▶ _Exercise requirements_
Drop the images; return everything else in the listing below exactly.

_ _ _ _ _ _ _

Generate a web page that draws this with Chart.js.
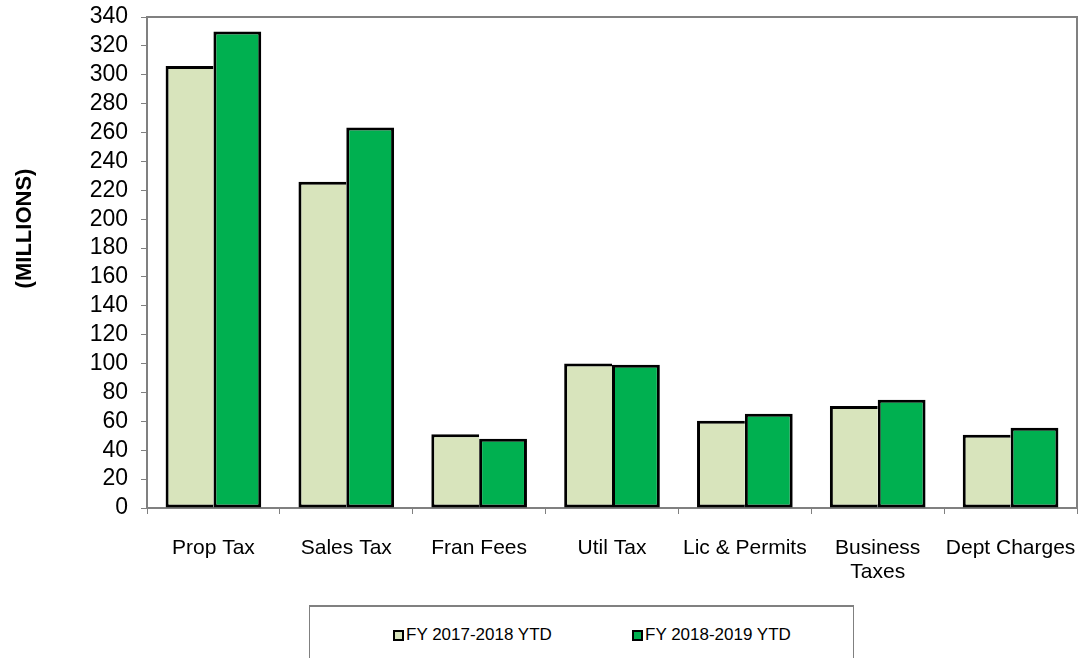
<!DOCTYPE html>
<html>
<head>
<meta charset="utf-8">
<script src="https://cdn.jsdelivr.net/npm/chart.js@4/dist/chart.umd.min.js"></script>
<style>
  html, body { margin: 0; padding: 0; background: #fff; }
  #wrap { position: relative; width: 1080px; height: 658px; overflow: hidden; }
  #legend {
    position: absolute; left: 309px; top: 605px; width: 543px; height: 70px;
    border: 1px solid #808080; border-top-width: 2px; background: #fff;
    font-family: "Liberation Sans", Arial, sans-serif; font-size: 17px; color: #000;
  }
  .item { position: absolute; top: 18px; display: flex; align-items: center; white-space: nowrap; }
  .box { width: 7px; height: 7px; border: 2px solid #000; margin-right: 2px; }
</style>
</head>
<body>
<div id="wrap">
  <canvas id="chart1" width="1080" height="658"></canvas>
  <div id="legend"></div>
</div>
<script>
// Categories and values (millions)
const categories = ['Prop Tax', 'Sales Tax', 'Fran Fees', 'Util Tax', 'Lic & Permits', ['Business', 'Taxes'], 'Dept Charges'];
const fy1718 = [306, 226, 51, 100, 60.5, 70.7, 50.7];
const fy1819 = [330, 263.5, 48, 99.2, 65.3, 74.9, 55.6];
const seriesNames = ['FY 2017-2018 YTD', 'FY 2018-2019 YTD'];
const seriesColors = ['#D8E4BC', '#00B050'];
const yTicks = { min: 0, max: 340, step: 20 };

const font = '"Liberation Sans", Arial, sans-serif';

// frame around the plot + rotated axis title
const framePlugin = {
    id: 'frame',
    afterDraw(chart) {
        const ctx = chart.ctx;
        const a = chart.chartArea;
        ctx.save();
        ctx.strokeStyle = '#808080';
        ctx.lineWidth = 2;
        ctx.beginPath();
        ctx.moveTo(a.left, a.top);
        ctx.lineTo(a.right, a.top);
        ctx.lineTo(a.right, a.bottom);
        ctx.stroke();
        ctx.restore();

        ctx.save();
        ctx.translate(25, (a.top + a.bottom) / 2 - 34);
        ctx.rotate(-Math.PI / 2);
        ctx.font = 'bold 22px ' + font;
        ctx.fillStyle = '#000';
        ctx.textAlign = 'center';
        ctx.textBaseline = 'middle';
        ctx.fillText('(MILLIONS)', 0, 0);
        ctx.restore();
    }
};

const config = {
    type: 'bar',
    data: {
        labels: categories,
        datasets: [
            {
                label: seriesNames[0],
                data: fy1718,
                backgroundColor: seriesColors[0],
                borderColor: '#000',
                borderWidth: { top: 3, left: 3, bottom: 3, right: 0 },
                borderSkipped: false
            },
            {
                label: seriesNames[1],
                data: fy1819,
                backgroundColor: seriesColors[1],
                borderColor: '#000',
                borderWidth: 3,
                borderSkipped: false
            }
        ]
    },
    options: {
        responsive: false,
        animation: false,
        layout: { padding: { left: 0, right: 3, top: 17, bottom: 0 } },
        datasets: { bar: { categoryPercentage: 0.72, barPercentage: 1 } },
        plugins: {
            legend: { display: false },
            tooltip: { enabled: false }
        },
        scales: {
            x: {
                grid: { drawOnChartArea: false, offset: true, tickLength: 6, color: '#808080', lineWidth: 1 },
                border: { color: '#808080', width: 2 },
                ticks: { color: '#000', font: { family: font, size: 21, lineHeight: 1.15 }, padding: 22, maxRotation: 0, autoSkip: false },
                afterFit(scale) {
                    scale.height = 150;
                    scale.paddingLeft = 0;
                    scale.paddingRight = 0;
                }
            },
            y: {
                min: yTicks.min,
                max: yTicks.max,
                grid: { drawOnChartArea: false, tickLength: 6, color: '#808080', lineWidth: 1 },
                border: { color: '#808080', width: 2 },
                ticks: { stepSize: yTicks.step, autoSkip: false, color: '#000', font: { family: font, size: 23 }, padding: 13 },
                afterFit(scale) {
                    scale.width = 147;
                    scale.paddingTop = 0;
                    scale.paddingBottom = 0;
                }
            }
        }
    },
    plugins: [framePlugin]
};

const chartOne = new Chart(document.getElementById('chart1'), config);

// html legend built from the datasets
const legend = document.getElementById('legend');
const lefts = [83, 322];
chartOne.data.datasets.forEach((ds, i) => {
    const item = document.createElement('div');
    item.className = 'item';
    item.style.left = lefts[i] + 'px';
    const box = document.createElement('span');
    box.className = 'box';
    box.style.background = ds.backgroundColor;
    const txt = document.createElement('span');
    txt.textContent = ds.label;
    item.appendChild(box);
    item.appendChild(txt);
    legend.appendChild(item);
});
</script>
</body>
</html>
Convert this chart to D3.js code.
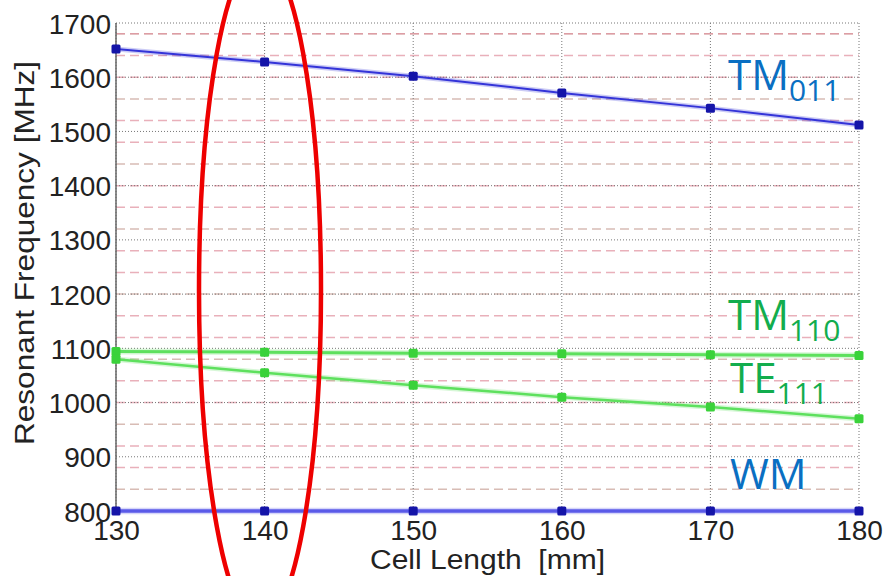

_ _ _ _ _ _ _

▶ _Result of this task_
Generate a web page that draws this with Chart.js.
<!DOCTYPE html>
<html>
<head>
<meta charset="utf-8">
<script src="https://cdn.jsdelivr.net/npm/chart.js@4/dist/chart.umd.min.js"></script>
<style>
  html, body { margin: 0; padding: 0; background: #fff; }
  #wrap { position: relative; width: 1080px; height: 658px; overflow: hidden; }
  #legend {
    position: absolute; left: 309px; top: 605px; width: 543px; height: 70px;
    border: 1px solid #808080; border-top-width: 2px; background: #fff;
    font-family: "Liberation Sans", Arial, sans-serif; font-size: 17px; color: #000;
  }
  .item { position: absolute; top: 18px; display: flex; align-items: center; white-space: nowrap; }
  .box { width: 7px; height: 7px; border: 2px solid #000; margin-right: 2px; }
</style>
</head>
<body>
<div id="wrap">
  <canvas id="chart1" width="1080" height="658"></canvas>
  <div id="legend"></div>
</div>
<script>
// Categories and values (millions)
const categories = ['Prop Tax', 'Sales Tax', 'Fran Fees', 'Util Tax', 'Lic & Permits', ['Business', 'Taxes'], 'Dept Charges'];
const fy1718 = [306, 226, 51, 100, 60.5, 70.7, 50.7];
const fy1819 = [330, 263.5, 48, 99.2, 65.3, 74.9, 55.6];
const seriesNames = ['FY 2017-2018 YTD', 'FY 2018-2019 YTD'];
const seriesColors = ['#D8E4BC', '#00B050'];
const yTicks = { min: 0, max: 340, step: 20 };

const font = '"Liberation Sans", Arial, sans-serif';

// frame around the plot + rotated axis title
const framePlugin = {
    id: 'frame',
    afterDraw(chart) {
        const ctx = chart.ctx;
        const a = chart.chartArea;
        ctx.save();
        ctx.strokeStyle = '#808080';
        ctx.lineWidth = 2;
        ctx.beginPath();
        ctx.moveTo(a.left, a.top);
        ctx.lineTo(a.right, a.top);
        ctx.lineTo(a.right, a.bottom);
        ctx.stroke();
        ctx.restore();

        ctx.save();
        ctx.translate(25, (a.top + a.bottom) / 2 - 34);
        ctx.rotate(-Math.PI / 2);
        ctx.font = 'bold 22px ' + font;
        ctx.fillStyle = '#000';
        ctx.textAlign = 'center';
        ctx.textBaseline = 'middle';
        ctx.fillText('(MILLIONS)', 0, 0);
        ctx.restore();
    }
};

const config = {
    type: 'bar',
    data: {
        labels: categories,
        datasets: [
            {
                label: seriesNames[0],
                data: fy1718,
                backgroundColor: seriesColors[0],
                borderColor: '#000',
                borderWidth: { top: 3, left: 3, bottom: 3, right: 0 },
                borderSkipped: false
            },
            {
                label: seriesNames[1],
                data: fy1819,
                backgroundColor: seriesColors[1],
                borderColor: '#000',
                borderWidth: 3,
                borderSkipped: false
            }
        ]
    },
    options: {
        responsive: false,
        animation: false,
        layout: { padding: { left: 0, right: 3, top: 17, bottom: 0 } },
        datasets: { bar: { categoryPercentage: 0.72, barPercentage: 1 } },
        plugins: {
            legend: { display: false },
            tooltip: { enabled: false }
        },
        scales: {
            x: {
                grid: { drawOnChartArea: false, offset: true, tickLength: 6, color: '#808080', lineWidth: 1 },
                border: { color: '#808080', width: 2 },
                ticks: { color: '#000', font: { family: font, size: 21, lineHeight: 1.15 }, padding: 22, maxRotation: 0, autoSkip: false },
                afterFit(scale) {
                    scale.height = 150;
                    scale.paddingLeft = 0;
                    scale.paddingRight = 0;
                }
            },
            y: {
                min: yTicks.min,
                max: yTicks.max,
                grid: { drawOnChartArea: false, tickLength: 6, color: '#808080', lineWidth: 1 },
                border: { color: '#808080', width: 2 },
                ticks: { stepSize: yTicks.step, autoSkip: false, color: '#000', font: { family: font, size: 23 }, padding: 13 },
                afterFit(scale) {
                    scale.width = 147;
                    scale.paddingTop = 0;
                    scale.paddingBottom = 0;
                }
            }
        }
    },
    plugins: [framePlugin]
};

const chartOne = new Chart(document.getElementById('chart1'), config);

// html legend built from the datasets
const legend = document.getElementById('legend');
const lefts = [83, 322];
chartOne.data.datasets.forEach((ds, i) => {
    const item = document.createElement('div');
    item.className = 'item';
    item.style.left = lefts[i] + 'px';
    const box = document.createElement('span');
    box.className = 'box';
    box.style.background = ds.backgroundColor;
    const txt = document.createElement('span');
    txt.textContent = ds.label;
    item.appendChild(box);
    item.appendChild(txt);
    legend.appendChild(item);
});
</script>
</body>
</html>
Convert this chart to D3.js code.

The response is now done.